┏━━

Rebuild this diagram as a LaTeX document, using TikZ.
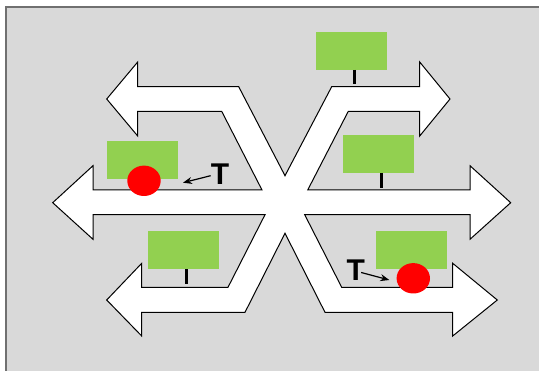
\documentclass[tikz,border=0pt]{standalone}
\usepackage{fontspec}
\setmainfont{Liberation Sans}
\usetikzlibrary{arrows.meta,shapes.geometric}
\definecolor{bggray}{HTML}{D9D9D9}
\definecolor{framegray}{HTML}{707070}
\definecolor{boxgreen}{HTML}{92D050}
\begin{document}
\begin{tikzpicture}[x=1pt,y=-1pt,
  greenbox/.style={fill=boxgreen,draw=none,inner sep=0pt,minimum width=71pt,minimum height=37.7pt},
  reddot/.style={ellipse,fill=red,draw=none,inner sep=0pt,minimum width=33.4pt,minimum height=30.4pt},
  stem/.style={line width=3pt,black},
  tlabel/.style={font=\bfseries\fontsize{30}{30}\selectfont,inner sep=0pt},
  tarrow/.style={line width=1.2pt,-{Stealth[length=9pt,width=7pt]}},
  outline/.style={fill=white,draw=black,line width=1pt,line join=miter}]
\useasboundingbox (0,0) rectangle (539,371);
\begin{scope}
\clip (0,0) rectangle (539,371);
\draw[fill=bggray,draw=framegray,line width=1.5pt] (6,7) rectangle (560,390);
\end{scope}
% the white six-armed arrow shape
\draw[outline]
 (106.7,99) -- (137.7,62) -- (137.7,86.7) -- (238.7,86.7) -- (285,175.7)
 -- (331.7,86.7) -- (419.7,86.7) -- (419.7,62) -- (450,99) -- (419.7,136)
 -- (419.7,111.3) -- (348.3,111.3) -- (307.7,190) -- (470,190) -- (470,165.7)
 -- (510.7,202.7) -- (470,239.3) -- (470,214.7) -- (304.7,214.7) -- (341.7,287.3)
 -- (452.7,287.3) -- (452.7,263.3) -- (497.3,300) -- (452.7,336) -- (452.7,312.3)
 -- (325,312.3) -- (285,233.3) -- (245,312.3) -- (141.7,312.3) -- (141.7,336)
 -- (106.7,300) -- (141.7,263.3) -- (141.7,287.3) -- (228,287.3) -- (265,214.7)
 -- (93,214.7) -- (93,239.3) -- (52.7,202.7) -- (93,165.7) -- (93,190)
 -- (262,190) -- (221.7,111.3) -- (137.7,111.3) -- (137.7,136) -- cycle;
% green boxes
\node[greenbox] (b1) at (351.3,50.8) {};
\node[greenbox] (b2) at (142.3,159.8) {};
\node[greenbox] (b3) at (378.3,153.8) {};
\node[greenbox] (b4) at (183.5,250) {};
\node[greenbox] (b5) at (411.5,250) {};
% stems
\coordinate (s1) at (354.3,84.3);
\coordinate (s3) at (381,188);
\coordinate (s4) at (186,284.3);
\draw[stem] (b1.south -| s1) -- (s1);
\draw[stem] (b3.south -| s3) -- (s3);
\draw[stem] (b4.south -| s4) -- (s4);
% red dots
\node[reddot] (r1) at (144,180.8) {};
\node[reddot] (r2) at (413.3,278.3) {};
% T labels
\node[tlabel] (t1) at (220,174.2) {T};
\node[tlabel] (t2) at (355.8,270.5) {T};
\coordinate (a1) at (183,182.7);
\coordinate (a2) at (389.3,280);
\draw[tarrow] (t1.west) ++(0,1.5) -- (a1);
\draw[tarrow] (t2.east) ++(-4,2) -- (a2);
\end{tikzpicture}
\end{document}
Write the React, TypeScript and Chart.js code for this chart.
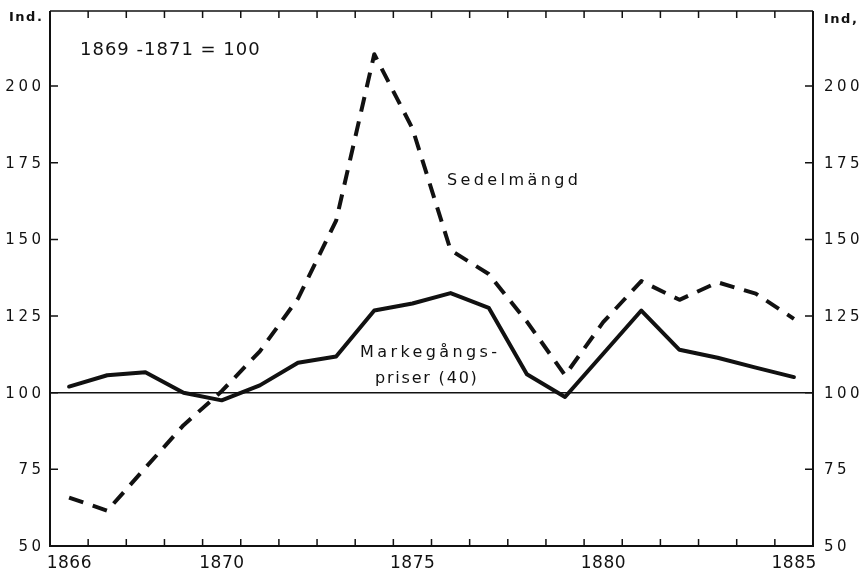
import React, { useEffect, useRef } from 'react';
import { Chart, registerables } from 'chart.js';

Chart.register(...registerables);

// ---- data ----
const years = [
  '1866', '1867', '1868', '1869', '1870', '1871', '1872', '1873', '1874', '1875',
  '1876', '1877', '1878', '1879', '1880', '1881', '1882', '1883', '1884', '1885',
];
const markegangspriser = [
  102, 105.7, 106.7, 100, 97.5, 102.4, 109.8, 111.8, 126.8, 129.1,
  132.5, 127.7, 106, 98.6, 112.7, 126.8, 114, 111.4, 108.2, 105.1,
];
const sedelmangd = [
  65.8, 61.5, 75.5, 89.4, 100.5, 113.5, 130.7, 156.1, 210.4, 186.2,
  146.5, 138.7, 123.2, 105.7, 123, 136.4, 130.3, 136, 132.3, 124.1,
];
const yTickValues = [50, 75, 100, 125, 150, 175, 200];
const xLabelYears = ['1866', '1870', '1875', '1880', '1885'];
const Y_MIN = 50;
const Y_MAX = 224.5;
const BASE_VALUE = 100;

const baseNote = '1869 -1871 = 100';
const sedelLabel = 'Sedelmängd';
const markeLabel1 = 'Markegångs-';
const markeLabel2 = 'priser (40)';
const unitLeft = 'Ind.';
const unitRight = 'Ind,';

const FONT = '"DejaVu Sans", sans-serif';
const INK = '#111111';

function drawSpaced(
  ctx: CanvasRenderingContext2D,
  text: string,
  x: number,
  y: number,
  spacing: number,
  align: 'left' | 'right' | 'center'
) {
  (ctx as any).letterSpacing = spacing + 'px';
  const w = ctx.measureText(text).width - spacing;
  let sx = x;
  if (align === 'right') sx = x - w;
  else if (align === 'center') sx = x - w / 2;
  ctx.textAlign = 'left';
  ctx.fillText(text, sx, y);
  (ctx as any).letterSpacing = '0px';
}

const framePlugin = {
  id: 'framePlugin',
  beforeDatasetsDraw(chart: any) {
    const { ctx, chartArea, scales } = chart;
    const { left, right, top, bottom } = chartArea;
    const x = scales.x;
    const y = scales.y;
    ctx.save();
    ctx.strokeStyle = INK;
    ctx.lineCap = 'butt';

    // base line at 100
    const by = y.getPixelForValue(BASE_VALUE);
    ctx.lineWidth = 1.5;
    ctx.beginPath();
    ctx.moveTo(left, by);
    ctx.lineTo(right, by);
    ctx.stroke();

    // frame
    ctx.lineWidth = 2;
    ctx.beginPath();
    ctx.moveTo(left, top);
    ctx.lineTo(left, bottom);
    ctx.lineTo(right, bottom);
    ctx.lineTo(right, top);
    ctx.stroke();
    ctx.lineWidth = 1.5;
    ctx.beginPath();
    ctx.moveTo(left, top);
    ctx.lineTo(right, top);
    ctx.stroke();

    // y ticks (inward, both sides)
    ctx.lineWidth = 1.5;
    yTickValues.forEach((v) => {
      if (v === Y_MIN) return;
      const py = y.getPixelForValue(v);
      ctx.beginPath();
      ctx.moveTo(left, py);
      ctx.lineTo(left + 8, py);
      ctx.moveTo(right - 8, py);
      ctx.lineTo(right, py);
      ctx.stroke();
    });

    // x ticks at category boundaries (inward, top and bottom)
    for (let i = 1; i < years.length; i++) {
      const px = (x.getPixelForValue(i - 1) + x.getPixelForValue(i)) / 2;
      ctx.beginPath();
      ctx.moveTo(px, bottom);
      ctx.lineTo(px, bottom - 7);
      ctx.moveTo(px, top);
      ctx.lineTo(px, top + 7);
      ctx.stroke();
    }
    ctx.restore();
  },
  afterDraw(chart: any) {
    const { ctx, chartArea, scales } = chart;
    const { left, right } = chartArea;
    const x = scales.x;
    const y = scales.y;
    ctx.save();
    ctx.fillStyle = INK;
    ctx.textBaseline = 'middle';

    // y tick labels both sides
    ctx.font = `15px ${FONT}`;
    yTickValues.forEach((v) => {
      const py = y.getPixelForValue(v) + 1;
      drawSpaced(ctx, String(v), left - 9, py, 3.5, 'right');
      drawSpaced(ctx, String(v), right + 11, py, 3.5, 'left');
    });

    // x labels
    ctx.font = `17px ${FONT}`;
    xLabelYears.forEach((yr) => {
      const idx = years.indexOf(yr);
      const px = x.getPixelForValue(idx);
      drawSpaced(ctx, yr, px, 564, 0.5, 'center');
    });

    // unit labels
    ctx.font = `bold 13px ${FONT}`;
    drawSpaced(ctx, unitLeft, 9, 18, 1.5, 'left');
    drawSpaced(ctx, unitRight, 824, 20, 1.5, 'left');

    // annotations
    ctx.font = `18px ${FONT}`;
    drawSpaced(ctx, baseNote, 80, 50, 1, 'left');
    ctx.font = `16px ${FONT}`;
    drawSpaced(ctx, sedelLabel, 447, 181, 3.4, 'left');
    drawSpaced(ctx, markeLabel1, 360, 353, 3.4, 'left');
    drawSpaced(ctx, markeLabel2, 375, 379, 1.8, 'left');

    ctx.restore();
  },
};

export default function App() {
  const canvasRef = useRef<HTMLCanvasElement | null>(null);

  useEffect(() => {
    const canvas = canvasRef.current;
    if (!canvas) return;
    const chart = new Chart(canvas, {
      type: 'line',
      data: {
        labels: years,
        datasets: [
          {
            label: 'Markegångspriser (40)',
            data: markegangspriser,
            borderColor: INK,
            borderWidth: 4,
            pointRadius: 0,
            tension: 0,
            borderJoinStyle: 'round',
            borderCapStyle: 'round',
            fill: false,
          },
          {
            label: 'Sedelmängd',
            data: sedelmangd,
            borderColor: INK,
            borderWidth: 4,
            borderDash: [15, 10],
            pointRadius: 0,
            tension: 0,
            borderJoinStyle: 'round',
            borderCapStyle: 'butt',
            fill: false,
          },
        ],
      },
      options: {
        responsive: false,
        animation: false,
        devicePixelRatio: 1,
        layout: { padding: { top: 11, right: 49, left: 0, bottom: 0 } },
        plugins: {
          legend: { display: false },
          tooltip: { enabled: false },
        },
        scales: {
          x: {
            type: 'category',
            offset: true,
            grid: { display: false },
            border: { display: false },
            ticks: { display: false },
            afterFit: (s: any) => {
              s.height = 28;
            },
          },
          y: {
            type: 'linear',
            min: Y_MIN,
            max: Y_MAX,
            grid: { display: false },
            border: { display: false },
            ticks: { display: false },
            afterFit: (s: any) => {
              s.width = 50;
            },
          },
        },
      },
      plugins: [framePlugin],
    } as any);
    return () => chart.destroy();
  }, []);

  return (
    <div style={{ position: 'absolute', left: 0, top: 0, width: 862, height: 574, background: '#fff' }}>
      <canvas ref={canvasRef} width={862} height={574} style={{ display: 'block' }} />
    </div>
  );
}
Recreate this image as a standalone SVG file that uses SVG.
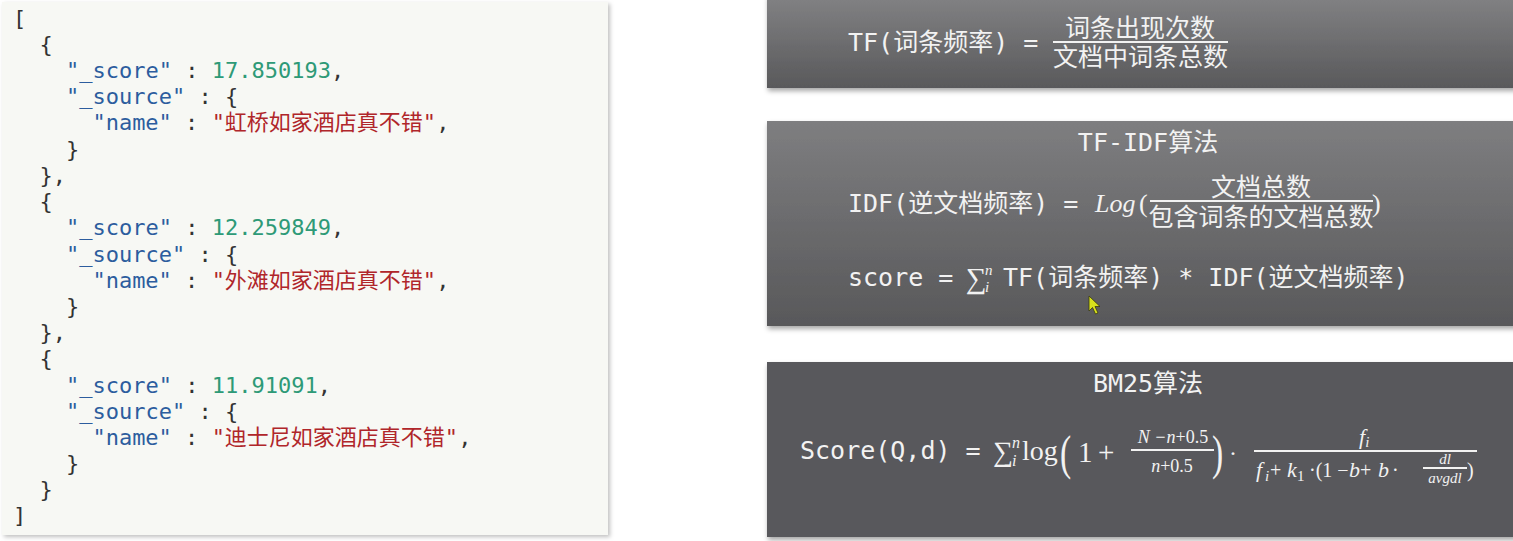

┗━━

__The exercise__: Reproduce, starting at the line containing "Write the React, TypeScript" and stopping after the line containing "Chart.register(...registerables);", each of those lines exactly and no others; leave pictures out.

__Response__:
Write the React, TypeScript and Chart.js code for this chart.
import React, { useEffect, useRef } from 'react';
import { Chart, registerables } from 'chart.js';

Chart.register(...registerables);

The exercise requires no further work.